Based on this observation, we hypothesized that simultaneous treatment with ATRi + PARPi or ATRi + ATMi should result in elimination of all AML-MD2 clones. In agreement with this hypothesis, in vitro treatment with these combinations was 20 – 30x more effective in eliminating clonogenic growth of Lin-CD34+ AML-MD2 cells when compared to individual inhibitors. This effect was associated with abundant accumulation of DSBs. Combinations of these inhibitors were only modestly toxic to normal hematopoietic cells. Moreover, combination of DDRi displaying similar clonal targeting specificity was only 2x better than individual inhibitors.
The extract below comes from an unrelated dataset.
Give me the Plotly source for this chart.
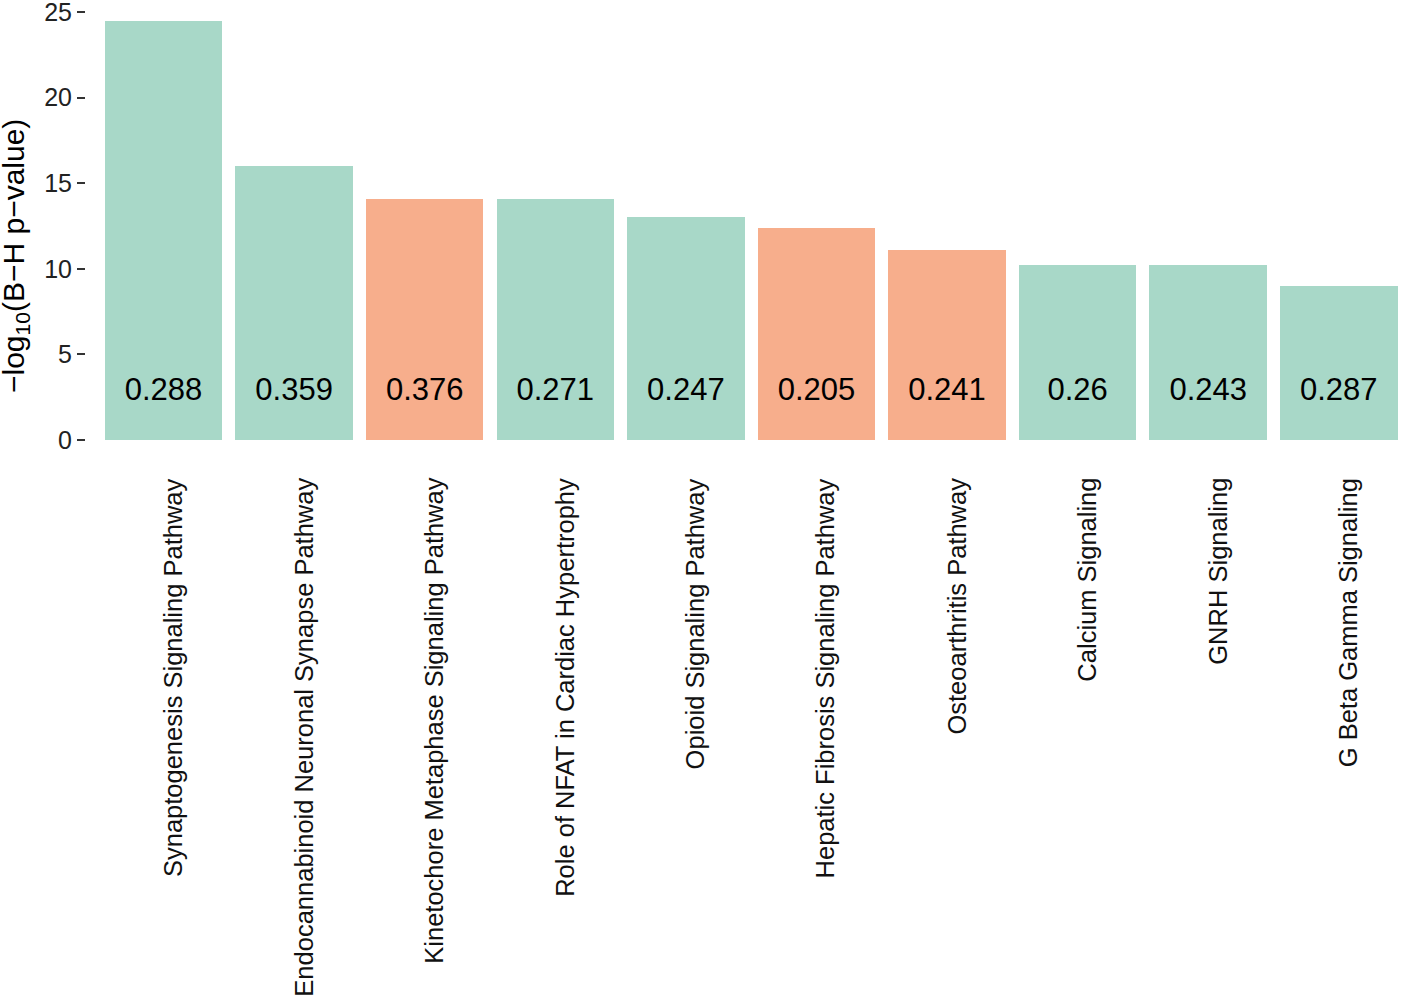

Next, humanized NRGS immunodeficient mice bearing primary AML-MD2 xenograft were treated with vehicle, PARPi, ATRi and the combination of these drugs. We found that individual treatments reduced the number of hCD45+ AML-MD2 cells in bone marrow and spleen by approximately 2x and 3x, respectively. Remarkably, the combination of PARPi + ATRi eliminated more than 99% of leukemia cells in bone marrows of 7/10 mice and in spleens of 10/10 mice while no obvious toxicity was observed.

Clonal targeting by DDR inhibitors, however, may not be applicable to all AML samples. For example, we identified AML patient samples, where clones displayed similar sensitivity pattern or were resistant to DDRi treatment.

In conclusion, we postulate that sctDNA-seq combined with in vitro DDRi sensitivity testing (sctDNA-seq/DDRi) is a powerful tool to interrogate clonal sensitivity of AML to these agents. This clonal medicine approach may become a novel therapeutic regimen to overcome clonal complexity of AML in a cohort of patients. The "clonal attack" by DDR inhibitors shifts the paradigm of genotoxic therapies from those using non-discriminative cytotoxic drugs to those selectively attacking DDR vulnerabilities in AML clones with minimal harm to normal cells. Since clonal heterogeneity and DNA damage are hallmarks of cancer, the "clonal attack" may be broadly applicable to the quest for cancer cure.

Disclosures: No relevant conflicts of interest to declare.